Configure and Run the Graph

Follow the steps below to run the example from the Data Pipeline UI:
  1. Click the Validation Rule Demo icon to load the sample graph. Notice the Validation Rule operator has four output ports (described above) attached to four Terminal operators.
  2. In the toolbar, select Run (play button). The Status panel indicates whether the graph is running.
  3. To view the passing records, click the Pass Output terminal, and then select Open UI.
  4. To view the failing records, click the Fail Output terminal, and then select Open UI.
  5. To view the failure information, click the Fail Info Output terminal, and then select Open UI.
  6. To view any error messages, click the Error Output terminal, and then select Open UI. For this example graph, there will be no errors.

Rules and Substitution Values Explained

The Validation Rule operator in this example is configured not only to evaluate the rule, but also to update a column with a substitution value in the event a rule failure. This section explains how to use a rule and an associated substitution value in more detail.
  1. The input data generated by the Data Generator has four columns: ID, Name, Title, and Salary. The Name, Title, and Salary values are randomly selected, and the Title field has the possibility of having a null value.
  2. Click the Validation Rule operator and select Open Configuration. The configuration values are shown in the right pane.
  3. Click on the Rules * option. The rule "Title is NOT NULL" is shown.
    • By default, this means that records with the Title value of NOT NULL are sent to the 'pass' port, and records with a Title value of null, are sent to the 'fail' port. This behavior is controlled by the 'Fail Action' setting, which has a FAIL default value.
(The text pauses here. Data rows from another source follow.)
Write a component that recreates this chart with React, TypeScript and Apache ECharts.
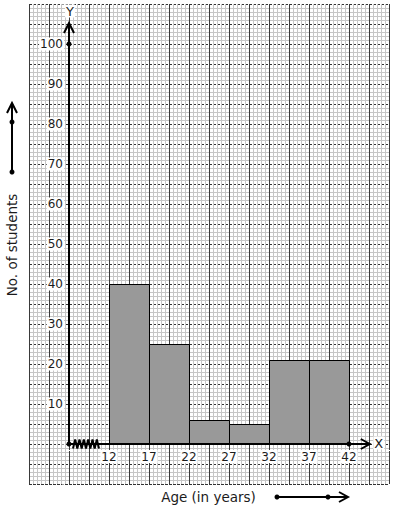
import React, { useEffect, useRef } from "react";
import * as echarts from "echarts";

// ---- data ----
const classStart = [12, 17, 22, 27, 32, 37];
const classEnd = [17, 22, 27, 32, 37, 42];
const students = [40, 25, 6, 5, 21, 21];
const xTickLabels = [12, 17, 22, 27, 32, 37, 42];
const yTickLabels = [10, 20, 30, 40, 50, 60, 70, 80, 90, 100];
const xTitle = "Age (in years)";
const yTitle = "No. of students";

// axis geometry in data units
const yAxisAt = 7; // age value where the (broken) y-axis is drawn
const yArrowTop = 105.25;
const xArrowEnd = 44.6;
const breakFrom = 7.5;
const breakTo = 10.75;
const yMin = -10;
const yMax = 110;
const gridHeight = 480;
const xAxisOffset = -((0 - yMin) / (yMax - yMin)) * gridHeight; // raise the x labels to y = 0

export default function App() {
  const ref = useRef<HTMLDivElement>(null);
  useEffect(() => {
    const chart = echarts.init(ref.current!, null, { renderer: "svg" });
    const font = "DejaVu Sans";
    const ink = "#1c1c1c";
    const option: any = {
      animation: false,
      backgroundColor: "#ffffff",
      grid: [
        { left: 29, top: 4, width: 360, height: gridHeight },
        { left: 69, top: 4, width: 320, height: gridHeight },
      ],
      xAxis: [
        {
          gridIndex: 0,
          type: "value",
          min: 2,
          max: 47,
          interval: 2.5,
          axisLine: { show: false },
          axisTick: { show: false },
          axisLabel: { show: false },
          splitLine: { show: true, lineStyle: { color: "#3a3a3a", width: 1 } },
          minorTick: { show: false, splitNumber: 5 },
          minorSplitLine: { show: true, lineStyle: { color: "#c6c6c6", width: 1 } },
        },
        {
          gridIndex: 1,
          type: "value",
          min: 7,
          max: 47,
          interval: 5,
          position: "bottom",
          offset: xAxisOffset,
          axisLine: { show: false, onZero: false },
          axisTick: { show: false },
          splitLine: { show: false },
          axisLabel: {
            margin: 6,
            color: ink,
            fontFamily: font,
            fontSize: 12,
            backgroundColor: "#ffffff",
            padding: [1, 1, 0, 1],
            formatter: (v: number) => (xTickLabels.includes(v) ? String(v) : ""),
          },
        },
      ],
      yAxis: [
        {
          gridIndex: 0,
          type: "value",
          min: yMin,
          max: yMax,
          interval: 5,
          axisLine: { show: false },
          axisTick: { show: false },
          axisLabel: { show: false },
          splitLine: { show: true, lineStyle: { color: "#333333", width: 1, type: [3, 1] } },
          minorTick: { show: false, splitNumber: 5 },
          minorSplitLine: { show: true, lineStyle: { color: "#c6c6c6", width: 1 } },
        },
        {
          gridIndex: 1,
          type: "value",
          min: yMin,
          max: yMax,
          interval: 10,
          axisLine: { show: false, onZero: false },
          axisTick: { show: false },
          splitLine: { show: false },
          axisLabel: {
            margin: 5,
            color: ink,
            fontFamily: font,
            fontSize: 12,
            backgroundColor: "#ffffff",
            padding: [1, 1, 0, 1],
            formatter: (v: number) => (yTickLabels.includes(v) ? String(v) : ""),
          },
        },
      ],
      series: [
        {
          type: "custom",
          xAxisIndex: 1,
          yAxisIndex: 1,
          data: classStart.map((s, i) => [s, classEnd[i], students[i]]),
          encode: { x: [0, 1], y: 2 },
          z: 5,
          renderItem: (_p: any, api: any) => {
            const a = api.coord([api.value(0), api.value(2)]);
            const b = api.coord([api.value(1), 0]);
            const x0 = Math.round(a[0]) + 0.5;
            const x1 = Math.round(b[0]) + 0.5;
            const y0 = Math.round(a[1]) + 0.5;
            const y1 = Math.round(b[1]);
            return {
              type: "rect",
              shape: { x: x0, y: y0, width: x1 - x0, height: y1 - y0 },
              style: { fill: "#999999", stroke: "#000000", lineWidth: 1 },
            };
          },
        },
      ],
    };
    chart.setOption(option);

    const px = (x: number, y: number) =>
      chart.convertToPixel({ gridIndex: 1 } as any, [x, y]) as number[];
    const O = px(yAxisAt, 0);
    const T = px(yAxisAt, yArrowTop);
    const E = px(xArrowEnd, 0);
    const B0 = px(breakFrom, 0);
    const B1 = px(breakTo, 0);
    const D100 = px(yAxisAt, 100);
    const D42 = px(classEnd[classEnd.length - 1], 0);

    const zig: number[][] = [];
    const teeth = 12;
    for (let i = 0; i <= teeth; i++) {
      const x = B0[0] + ((B1[0] - B0[0]) * i) / teeth;
      zig.push([x, O[1] + (i % 2 === 0 ? 4.5 : -4.5)]);
    }

    const line = (x1: number, y1: number, x2: number, y2: number) => ({
      type: "line",
      z: 20,
      shape: { x1, y1, x2, y2 },
      style: { stroke: "#000", lineWidth: 2 },
    });
    const poly = (points: number[][]) => ({
      type: "polyline",
      z: 20,
      shape: { points },
      style: { stroke: "#000", lineWidth: 2, fill: null },
    });
    const dot = (x: number, y: number) => ({
      type: "circle",
      z: 21,
      shape: { cx: x, cy: y, r: 2.5 },
      style: { fill: "#000" },
    });
    const txt = (x: number, y: number, text: string, size: number, extra: any = {}) => ({
      type: "text",
      z: 22,
      x,
      y,
      ...extra,
      style: {
        text,
        fill: ink,
        font: `${size}px "${font}"`,
        align: "center",
        verticalAlign: "middle",
        ...(extra.style || {}),
      },
    });

    const graphic: any[] = [
      // y axis
      line(O[0], O[1], T[0], T[1]),
      poly([[T[0] - 5, T[1] + 10], [T[0], T[1]], [T[0] + 5, T[1] + 10]]),
      // x axis
      line(O[0], O[1], E[0], E[1]),
      poly([[E[0] - 9, E[1] - 5], [E[0], E[1]], [E[0] - 9, E[1] + 5]]),
      // axis break
      poly(zig),
      dot(O[0], O[1]),
      dot(D100[0], D100[1]),
      dot(D42[0], D42[1]),
      txt(T[0] + 1, T[1] - 12, "Y", 13, { style: { backgroundColor: "#fff", padding: [0, 1] } }),
      txt(E[0] + 9, E[1] - 1, "X", 13, { style: { backgroundColor: "#fff", padding: [0, 1] } }),
      // left indicator arrow
      line(12, 172, 12, 104),
      poly([[7, 113], [12, 103], [17, 113]]),
      dot(12, 172),
      dot(12, 122),
      txt(12, 245, yTitle, 13.5, { rotation: Math.PI / 2 }),
      // bottom indicator arrow
      txt(208.5, 497, xTitle, 13.5),
      line(277, 497, 347, 497),
      poly([[339, 492], [348, 497], [339, 502]]),
      dot(277, 497),
      dot(328, 497),
    ];
    chart.setOption({ graphic });

    return () => chart.dispose();
  }, []);

  return (
    <div
      ref={ref}
      style={{ position: "absolute", left: 0, top: 0, width: 394, height: 510 }}
    />
  );
}
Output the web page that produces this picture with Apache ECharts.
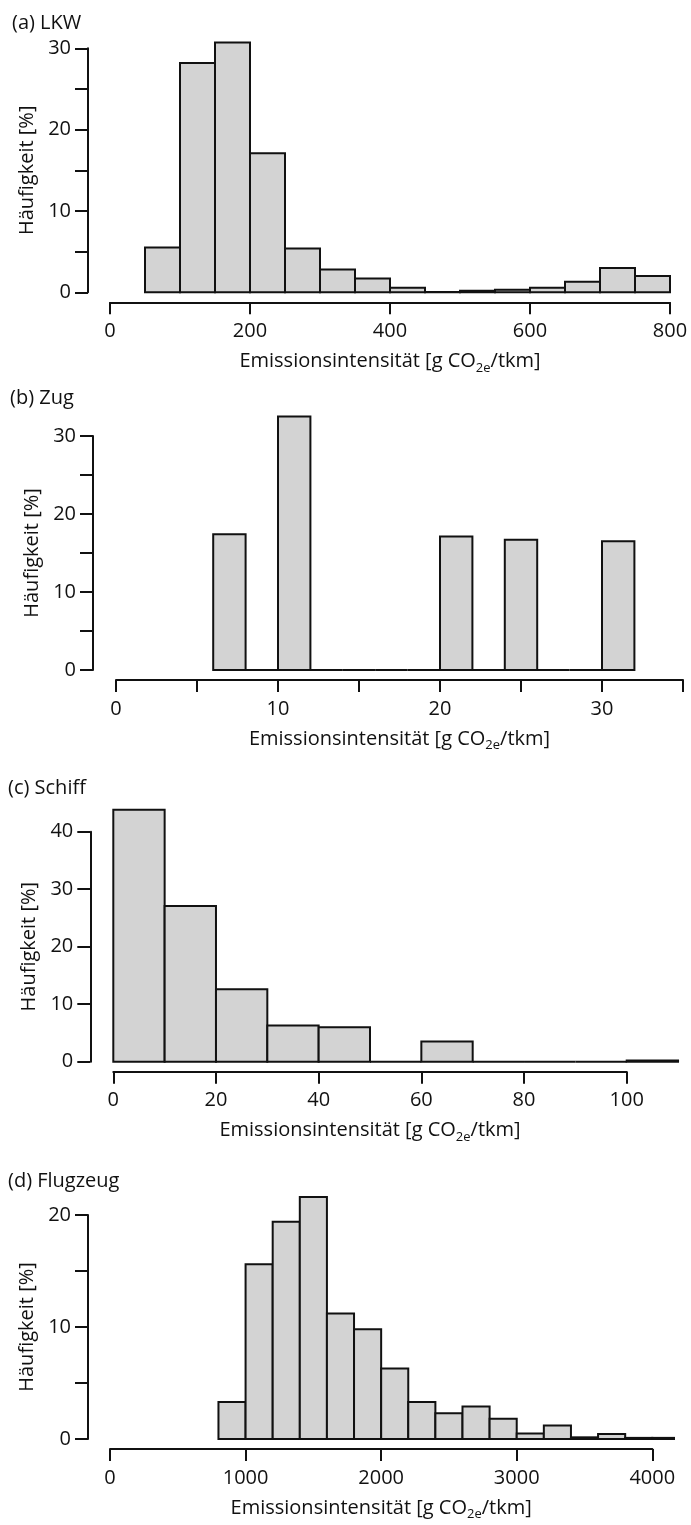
<!DOCTYPE html>
<html>
<head>
<meta charset="utf-8">
<script src="https://cdn.jsdelivr.net/npm/echarts@6/dist/echarts.min.js"></script>
<style>
  html, body { margin: 0; padding: 0; background: #fff; }
  #chart { width: 691px; height: 1525px; }
</style>
</head>
<body>
<div id="chart"></div>
<script>
// Histogram bin edges and relative frequencies (%) per transport mode
const lkwEdges = [50, 100, 150, 200, 250, 300, 350, 400, 450, 500, 550, 600, 650, 700, 750, 800];
const lkwShares = [5.5, 28.2, 30.7, 17.1, 5.4, 2.8, 1.7, 0.55, 0.05, 0.2, 0.3, 0.55, 1.3, 3.0, 2.0];

const zugEdges = [6, 8, 10, 12, 14, 16, 18, 20, 22, 24, 26, 28, 30, 32];
const zugShares = [17.4, 0, 32.5, 0, 0, 0, 0, 17.1, 0, 16.7, 0, 0, 16.5];

const schiffEdges = [0, 10, 20, 30, 40, 50, 60, 70, 80, 90, 100, 110];
const schiffShares = [43.8, 27.1, 12.6, 6.3, 6.0, 0, 3.5, 0, 0, 0, 0.2];

const flugEdges = [800, 1000, 1200, 1400, 1600, 1800, 2000, 2200, 2400, 2600, 2800, 3000, 3200, 3400, 3600, 3800, 4000, 4160];
const flugShares = [3.3, 15.6, 19.4, 21.6, 11.2, 9.8, 6.3, 3.3, 2.3, 2.9, 1.8, 0.5, 1.2, 0.15, 0.45, 0.1, 0.1];

// Axis scales and tick labelling
const panelTitles = ['(a) LKW', '(b) Zug', '(c) Schiff', '(d) Flugzeug'];
const xMax = [800, 35, 100, 4000];
const xTickStep = [200, 5, 20, 1000];
const xLabelStep = [200, 10, 20, 1000];
const yMax = [30, 30, 40, 20];
const yTickStep = [5, 5, 10, 5];
const yLabelStep = [10, 10, 10, 10];

const xName = 'Emissionsintensität [g CO{sub|2e}/tkm]';
const yName = 'Häufigkeit [%]';

const panels = [
  [lkwEdges, lkwShares],
  [zugEdges, zugShares],
  [schiffEdges, schiffShares],
  [flugEdges, flugShares]
];

// Page layout of the four stacked panels
const layout = [
  { titleTop: 13, titleLeft: 12, left: 110, right: 21, top: 48.3, height: 244, yOffset: 22 },
  { titleTop: 388, titleLeft: 10, left: 116, right: 8, top: 436, height: 234, yOffset: 23 },
  { titleTop: 778, titleLeft: 8, left: 113.3, right: 64.3, top: 831.7, height: 230, yOffset: 23 },
  { titleTop: 1171, titleLeft: 8, left: 110, right: 38.7, top: 1215, height: 224, yOffset: 22 }
];

const FONT = '"Open Sans", sans-serif';
const INK = '#111';

function renderBin(params, api) {
  const base = api.coord([api.value(0), 0]);
  const top = api.coord([api.value(1), api.value(2)]);
  return {
    type: 'rect',
    shape: { x: base[0], y: top[1], width: top[0] - base[0], height: base[1] - top[1] },
    style: { fill: '#d3d3d3', stroke: INK, lineWidth: 2 }
  };
}

const option = {
  animation: false,
  backgroundColor: '#fff',
  textStyle: { fontFamily: FONT, color: INK },
  title: layout.map((l, i) => ({
    text: panelTitles[i],
    left: l.titleLeft,
    top: l.titleTop,
    padding: 0,
    textStyle: { fontFamily: FONT, fontSize: 20, fontWeight: 'normal', color: INK }
  })),
  grid: layout.map(l => ({
    left: l.left, right: l.right, top: l.top, height: l.height,
    containLabel: false, outerBoundsMode: 'none'
  })),
  xAxis: layout.map((l, i) => ({
    type: 'value',
    gridIndex: i,
    min: 0,
    max: xMax[i],
    interval: xTickStep[i],
    offset: 10,
    name: xName,
    nameLocation: 'middle',
    nameGap: 46,
    nameTextStyle: {
      fontFamily: FONT, fontSize: 20, color: INK, lineHeight: 26,
      rich: { sub: { fontFamily: FONT, fontSize: 13, lineHeight: 14, verticalAlign: 'bottom', color: INK } }
    },
    axisLine: { show: true, onZero: false, lineStyle: { color: INK, width: 2 } },
    axisTick: { show: true, length: 12, lineStyle: { color: INK, width: 2 } },
    axisLabel: {
      margin: 19, fontFamily: FONT, fontSize: 20, color: INK,
      formatter: v => (v % xLabelStep[i] === 0 ? String(v) : '')
    },
    splitLine: { show: false }
  })),
  yAxis: layout.map((l, i) => ({
    type: 'value',
    gridIndex: i,
    min: 0,
    max: yMax[i],
    interval: yTickStep[i],
    offset: l.yOffset,
    name: yName,
    nameLocation: 'middle',
    nameRotate: 90,
    nameGap: 48,
    nameTextStyle: { fontFamily: FONT, fontSize: 20, color: INK },
    axisLine: { show: true, onZero: false, lineStyle: { color: INK, width: 2 } },
    axisTick: { show: true, length: 13, lineStyle: { color: INK, width: 2 } },
    axisLabel: {
      margin: 17, fontFamily: FONT, fontSize: 20, color: INK,
      formatter: v => (v % yLabelStep[i] === 0 ? String(v) : '')
    },
    splitLine: { show: false }
  })),
  series: panels.map(([edges, shares], i) => ({
    type: 'custom',
    xAxisIndex: i,
    yAxisIndex: i,
    clip: false,
    renderItem: renderBin,
    encode: { x: [0, 1], y: 2 },
    data: shares.map((v, k) => [edges[k], edges[k + 1], v])
  }))
};

const chart = echarts.init(document.getElementById('chart'), null, { renderer: 'canvas' });
chart.setOption(option);
</script>
</body>
</html>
  4. But for this example, notice that 'Fail Action' is set to BOTH. This instructs the Validation Rule operator to send records that fail the rule to both the 'pass' port and ALSO the 'fail' port. Why would you do this?
    • You can provide a substitution value to update or correct the failed records.
    • The substitution value "fixes" the aspects of a record that failed the rule and all the records are sent to one port. The records are output in the same order from the input source, even for the records that have the substitution value included.
  5. Click the Substitutions option. The substitution "Title - 'Intern'" is shown.
    • Because the substitution is defined as 'Intern', any records that fail AND are sent to the 'pass' port have the Title column updated with the value of 'Intern'. Those records that go the 'fail' port do not have the Title column updated, and remain null.

Input data (ID, Name, Title, Salary), 3 records

  • Notice that record 2 has a null Title value.
    1,Ben,Software Engineer,60543.45
    2,Drew,,0.0
    3,Glenn,CEO,123054.34
'pass' port:
  • Receives all input records (passing and failing records).

  • Notice the failed record (#2) received the substitution value of 'Intern' for the Title column.

  • Substitution action only occurs to records that fail a rule AND are sent to the 'pass' port.
    1,Ben,Software Engineer,60543.45
    2,Drew,Intern,0.0
    3,Glenn,CEO,123054.34
'fail' port:
  • Receives the one record that failed the rule.

  • Notice the 'B' indicating record was sent to BOTH the 'pass' and 'fail' ports.

  • Failed rules are shown with a unique identifier.
    2,Drew,,0.0,B,Failed rules(s):  Title,1.0
'failInformation' port:
  • Receives information on failed records: unique ID, rule name, and column name.
    1.0,Rule_1,Title